What’s Inside

Twelve chapters. Twelve real stories. Each chapter opens with a case that proves why the statistics matter — then gives you the tools to analyze it yourself.

Chapter 1: Why Statistics Matters Now

In 2014, the water in Flint, Michigan was poisoned. Officials said it was safe. Two researchers — two datasets, two statistical analyses — forced the truth into the open.

What you’ll learn:

  • What statistics is (and is not)
  • Variables, data types, and levels of measurement
  • How to read and critique data summaries
  • Why context matters more than calculations

Interactive Tool:Dataset: flint-water-lead.csv Key Concept: Statistical thinking

Chapter 2: Asking Good Questions: Research Design

In 2012, Facebook quietly altered the News Feeds of 689,000 users to test whether emotional content could change their moods. The results were modest. The backlash was volcanic. The problem was not the findings — it was the design.

What you’ll learn:

  • Observational vs. experimental studies
  • Populations and samples; sampling methods (SRS, stratified, cluster, systematic)
  • Bias, confounding, and ethics
  • Research design determines what you can conclude

Interactive Tool: Sampling Explorer Dataset: sampling-demo.csv Key Concept: Research design determines what you can conclude

Chapter 3: Summarizing Data with Numbers

The mean U.S. household income says $105,000. The median says $75,000. Same data, same country, thirty-thousand-dollar gap. Whichever number a politician reports tells you more about their agenda than about the economy.

What you’ll learn:

  • Mean, median, and mode
  • Standard deviation, IQR, and range
  • Skewness and outliers
  • Choosing the right summary for the shape of your data

Interactive Tool:Dataset: income-inequality.csv Key Concept: Summary statistics are choices, not facts

Chapter 4: Summarizing Data with Pictures

In the 1930s, federal agents color-coded American neighborhoods — green for “best” (white neighborhoods), red for “hazardous” (Black neighborhoods). Eighty years later, 74% of those redlined neighborhoods are still low-income. The numbers told the story. The maps made you see it.

What you’ll learn:

  • Histograms, boxplots, bar charts, and scatter plots
  • Correlation vs. causation
  • How visualizations can mislead
  • The data-ink ratio

Interactive Tool: Correlation Game Dataset: housing-redlining.csv, spurious-correlations.csv Key Concept: Visualization reveals what tables hide

Chapter 5: Probability: Thinking About Chance

Your COVID test is positive. The test is 90% accurate. So there’s a 90% chance you’re infected, right? Wrong. In a low-prevalence population, the real probability was about 15%. More than 8 in 10 positive results were false alarms.

What you’ll learn:

  • Probability rules
  • Conditional probability and independence
  • Bayes’ theorem
  • The base rate fallacy

Interactive Tool: Distribution Explorer Dataset: covid-testing.csv Key Concept: Bayes’ theorem

Chapter 6: The Normal Distribution and the Central Limit Theorem

Within minutes of being born, every baby gets weighed.
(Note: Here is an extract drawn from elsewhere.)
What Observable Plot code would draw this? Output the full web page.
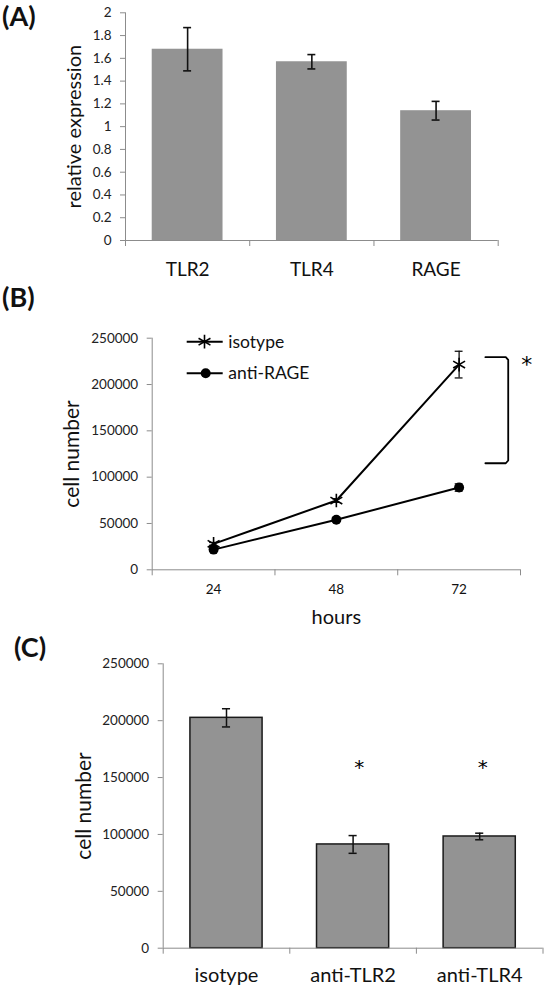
<!DOCTYPE html>
<html>
<head>
<meta charset="utf-8">
<script src="https://cdn.jsdelivr.net/npm/d3@7"></script>
<script src="https://cdn.jsdelivr.net/npm/@observablehq/plot@0.6"></script>
<style>
  html, body { margin: 0; padding: 0; background: #fff; }
  #root { position: relative; width: 549px; height: 993px; overflow: hidden; font-family: Lato, "Open Sans", sans-serif; color: #111; }
  .panel { position: absolute; left: 0; }
  .plabel { position: absolute; font-family: Lato, sans-serif; font-weight: bold; font-size: 27px; line-height: 1.2; color: #111; }
  #legendB { position: absolute; left: 180px; top: 328px; }
</style>
</head>
<body>
<div id="root">
  <div class="panel" id="panelA" style="top:0px;"></div>
  <div class="panel" id="panelB" style="top:290px;"></div>
  <div class="panel" id="panelC" style="top:630px;"></div>
  <div id="legendB"></div>
  <div class="plabel" style="left:2px; top:0px;">(A)</div>
  <div class="plabel" style="left:2px; top:281px;">(B)</div>
  <div class="plabel" style="left:14px; top:631px;">(C)</div>
</div>
<script>
// ---------- Panel A data ----------
const genes = ["TLR2", "TLR4", "RAGE"];
const relExpression = [1.68, 1.57, 1.14];
const relExpressionErr = [0.19, 0.063, 0.082];
const relTicks = [0, 0.2, 0.4, 0.6, 0.8, 1, 1.2, 1.4, 1.6, 1.8, 2];
const relLabel = "relative expression";

// ---------- Panel B data ----------
const hours = [24, 48, 72];
const isotypeCells = [28000, 74800, 221500];
const isotypeErr = [1500, 2000, 14400];
const antiRageCells = [21800, 54000, 88800];
const antiRageErr = [1500, 2000, 4000];
const seriesB = ["isotype", "anti-RAGE"];
const cellTicks = [0, 50000, 100000, 150000, 200000, 250000];
const bracketB = [
  {x: 2.714, y: 229500}, {x: 2.88, y: 229500}, {x: 2.9, y: 226500},
  {x: 2.9, y: 118000}, {x: 2.88, y: 115000}, {x: 2.714, y: 115000}
];
const starB = [{x: 3.05, y: 227800, t: "*"}];
const hoursLabel = "hours";
const cellLabel = "cell number";

// ---------- Panel C data ----------
const treatments = ["isotype", "anti-TLR2", "anti-TLR4"];
const cellsC = [202500, 91200, 98200];
const cellsCErr = [8000, 7800, 2900];
const starsC = [{x: 1.548, y: 163500, t: "*"}, {x: 2.524, y: 163500, t: "*"}];

// ---------- helpers ----------
const AXIS_GRAY = "#8c8c8c";
const BAR_GRAY = "#939393";
const FONT = "Lato, 'Open Sans', sans-serif";
const STAR_FONT = "'DejaVu Sans', sans-serif";
const barGap = 0.43;
const capHalf = 0.032;
const boundaries = [0, 1, 2, 3];
const centers = [0.5, 1.5, 2.5];

function errorMarks(data, opts = {}) {
  const sw = opts.strokeWidth ?? 1.5;
  return [
    Plot.ruleX(data, {x: "x", y1: d => d.v - d.e, y2: d => d.v + d.e, stroke: "#111", strokeWidth: sw}),
    Plot.ruleY(data, {y: d => d.v + d.e, x1: d => d.x - capHalf, x2: d => d.x + capHalf, stroke: "#111", strokeWidth: sw}),
    Plot.ruleY(data, {y: d => d.v - d.e, x1: d => d.x - capHalf, x2: d => d.x + capHalf, stroke: "#111", strokeWidth: sw})
  ];
}

function commonAxes(yTicks, yFmt, catNames, catFont, catPad) {
  return [
    Plot.ruleY([0], {stroke: AXIS_GRAY, strokeWidth: 1}),
    Plot.ruleX([0], {stroke: AXIS_GRAY, strokeWidth: 1}),
    Plot.axisY({ticks: yTicks, tickSize: 5, tickPadding: 9, tickFormat: yFmt, fontSize: 13.5, stroke: AXIS_GRAY, fill: "#222", label: null}),
    Plot.axisX({ticks: boundaries, tickSize: 6, tickFormat: () => "", stroke: AXIS_GRAY, label: null}),
    Plot.axisX({ticks: centers, tickSize: 0, tickPadding: catPad, tickFormat: d => catNames[Math.floor(d)], fontSize: catFont, fill: "#111", label: null})
  ];
}

// ---------- Panel A ----------
{
  const data = genes.map((g, i) => ({g, i, x: i + 0.5, v: relExpression[i], e: relExpressionErr[i]}));
  const chart = Plot.plot({
    width: 549, height: 290,
    marginLeft: 125, marginRight: 51.3, marginTop: 12.3, marginBottom: 50,
    style: {fontFamily: FONT, background: "transparent", color: "#111"},
    x: {type: "linear", domain: [0, 3]},
    y: {domain: [0, 2]},
    marks: [
      Plot.rectY(data, {x1: d => d.i + barGap / 2, x2: d => d.i + 1 - barGap / 2, y: "v", fill: BAR_GRAY}),
      ...errorMarks(data, {strokeWidth: 1.6}),
      ...commonAxes(relTicks, d => String(d), genes, 19, 22),
      Plot.text([relLabel], {text: d => d, frameAnchor: "left", rotate: -90, dx: -51.3, fontSize: 20, textAnchor: "middle", lineAnchor: "middle", fill: "#111"})
    ]
  });
  document.getElementById("panelA").append(chart);
}

// ---------- Panel B ----------
{
  const iso = hours.map((h, i) => ({h, x: i + 0.5, v: isotypeCells[i], e: isotypeErr[i]}));
  const rage = hours.map((h, i) => ({h, x: i + 0.5, v: antiRageCells[i], e: antiRageErr[i]}));
  const chart = Plot.plot({
    width: 549, height: 340,
    marginLeft: 151.7, marginRight: 29, marginTop: 47.7, marginBottom: 60.7,
    style: {fontFamily: FONT, background: "transparent", color: "#111"},
    x: {type: "linear", domain: [0, 3]},
    y: {domain: [0, 250000]},
    marks: [
      ...commonAxes(cellTicks, d => String(d), hours.map(String), 13.5, 15),
      Plot.line(iso, {x: "x", y: "v", stroke: "#000", strokeWidth: 2}),
      Plot.line(rage, {x: "x", y: "v", stroke: "#000", strokeWidth: 2}),
      ...errorMarks(iso, {strokeWidth: 1.3}),
      ...errorMarks(rage, {strokeWidth: 1.3}),
      Plot.dot(iso, {x: "x", y: "v", symbol: "asterisk", r: 6.5, stroke: "#000", strokeWidth: 1.6}),
      Plot.dot(rage, {x: "x", y: "v", r: 5, fill: "#000", stroke: "none"}),
      Plot.line(bracketB, {x: "x", y: "y", stroke: "#000", strokeWidth: 1.8}),
      Plot.text(starB, {x: "x", y: "y", text: "t", fontSize: 22, dy: 6, fill: "#000", fontFamily: STAR_FONT}),
      Plot.text([hoursLabel], {text: d => d, frameAnchor: "bottom", dy: 47.6, fontSize: 20, lineAnchor: "middle", fill: "#111"}),
      Plot.text([cellLabel], {text: d => d, frameAnchor: "left", rotate: -90, dx: -79.8, fontSize: 21, textAnchor: "middle", lineAnchor: "middle", fill: "#111"})
    ]
  });
  document.getElementById("panelB").append(chart);
}

// ---------- Panel B legend ----------
{
  const rowH = 31.6;
  const svg = d3.create("svg").attr("width", 140).attr("height", 64)
    .style("overflow", "visible").style("font-family", FONT);
  seriesB.forEach((name, k) => {
    const g = svg.append("g").attr("transform", `translate(0,${13.7 + k * rowH})`);
    g.append("line").attr("x1", 6.7).attr("x2", 42.7).attr("y1", 0).attr("y2", 0)
      .attr("stroke", "#000").attr("stroke-width", 2);
    if (k === 0) {
      g.append("path").attr("transform", "translate(24.5,0)")
        .attr("d", d3.symbol(d3.symbolAsterisk, Math.PI * 6.5 * 6.5)())
        .attr("stroke", "#000").attr("stroke-width", 1.6).attr("fill", "none");
    } else {
      g.append("circle").attr("cx", 25.7).attr("cy", 0).attr("r", 5).attr("fill", "#000");
    }
    g.append("text").attr("x", 48.3).attr("y", 0).attr("dy", "0.35em")
      .attr("font-size", 17.5).attr("fill", "#111").text(name);
  });
  document.getElementById("legendB").append(svg.node());
}

// ---------- Panel C ----------
{
  const data = treatments.map((t, i) => ({t, i, x: i + 0.5, v: cellsC[i], e: cellsCErr[i]}));
  const chart = Plot.plot({
    width: 549, height: 363,
    marginLeft: 162.7, marginRight: 6.5, marginTop: 33.3, marginBottom: 45.3,
    style: {fontFamily: FONT, background: "transparent", color: "#111"},
    x: {type: "linear", domain: [0, 3]},
    y: {domain: [0, 250000]},
    marks: [
      Plot.rectY(data, {x1: d => d.i + barGap / 2, x2: d => d.i + 1 - barGap / 2, y: "v", fill: BAR_GRAY, stroke: "#1a1a1a", strokeWidth: 1.5}),
      ...errorMarks(data, {strokeWidth: 1.5}),
      ...commonAxes(cellTicks, d => String(d), treatments, 20, 20),
      Plot.text(starsC, {x: "x", y: "y", text: "t", fontSize: 20, dy: 5.5, fill: "#000", fontFamily: STAR_FONT}),
      Plot.text([cellLabel], {text: d => d, frameAnchor: "left", rotate: -90, dx: -79, fontSize: 21, textAnchor: "middle", lineAnchor: "middle", fill: "#111"})
    ]
  });
  document.getElementById("panelC").append(chart);
}
</script>
</body>
</html>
That number gets compared against a distribution. If the baby falls in the tails, clinical decisions happen fast. The bell curve is not just a shape — it is a decision-making tool.

What you’ll learn:

  • Normal distribution properties
  • Z-scores and the empirical rule (68-95-99.7)
  • The Central Limit Theorem
  • When and why normality matters

Interactive Tool: Distribution Explorer Dataset: birth-weights.csv Key Concept: The Central Limit Theorem

Chapter 7: Confidence Intervals

On election night 2016, the polls “failed.” Except they didn’t. Clinton +3 with a margin of error of plus or minus 4 meant Trump +1 was always within the range. The polls said exactly that. America heard something else.

What you’ll learn:

  • Point estimates vs. interval estimates
  • Constructing confidence intervals for means and proportions
  • Interpreting margin of error
  • What “95% confidence” actually means

Interactive Tool: CI Simulator Dataset: polling-data.csv Key Concept: Margin of error

Chapter 8: Hypothesis Testing

Opower sent 10 million households a letter comparing their energy use to their neighbors’. Usage dropped 2%. Was it real — or was it noise? This is the question hypothesis testing was built to answer.

What you’ll learn:

  • Null and alternative hypotheses
  • Test statistics and p-values
  • Type I and Type II errors; statistical power
  • P-hacking and the replication crisis

Interactive Tool: Hypothesis Playground, P-Hacking Simulator Dataset: energy-reports.csv Key Concept: P-values and their misinterpretation

Chapter 9: Comparing Groups

Economists sent 5,000 identical resumes to real job postings. The only difference: half had names like Emily and Greg, half had names like Lakisha and Jamal. White-sounding names received 50% more callbacks. Higher qualifications helped white names. For Black names, they made almost no difference.

What you’ll learn:

  • Two-sample t-tests
  • ANOVA and post-hoc comparisons (Tukey)
  • Effect sizes
  • Ethics of group comparison research

Interactive Tool: ANOVA Visualizer Dataset: resume-callbacks.csv Key Concept: Comparing group means

Chapter 10: Simple Linear Regression

Per-pupil spending on one axis, test scores on the other, one dot per state. Advocates see a trend. Skeptics see noise. The question is not whether there’s a pattern — it’s how to describe it precisely enough that people can agree on what the data says.

What you’ll learn:

  • The least-squares line
  • Slope and intercept interpretation
  • R-squared and residual analysis
  • Assumptions and diagnostics

Interactive Tool: Regression Explorer Dataset: education-spending.csv Key Concept: Fitting a line through the noise

Chapter 11: Multiple Regression

The average woman earns 79 cents for every dollar a man earns. “Control for occupation and experience,” one side says, “and the gap nearly vanishes.” “You can’t control for occupation,” the other replies, “when occupation itself reflects discrimination.” What does “controlling for” actually mean?

What you’ll learn:

  • Multiple predictors and partial slopes
  • Interaction terms and multicollinearity
  • Adjusted R-squared
  • What “controlling for” really means — and its limits

Interactive Tool: Regression Explorer Dataset: wage-gap.csv Key Concept: What “controlling for” really means

Chapter 12: Where Do You Go from Here?

You have learned to read data, quantify uncertainty, and test claims. This final chapter is a roadmap — a guided tour of the statistical landscape that lies ahead.

What you’ll learn:

  • Time series and seasonality
  • Machine learning (logistic regression, train/test split)
  • Bayesian thinking (updating beliefs with data)
  • Causal inference methods; where to go next

Interactive Tool:Dataset:Key Concept: The road ahead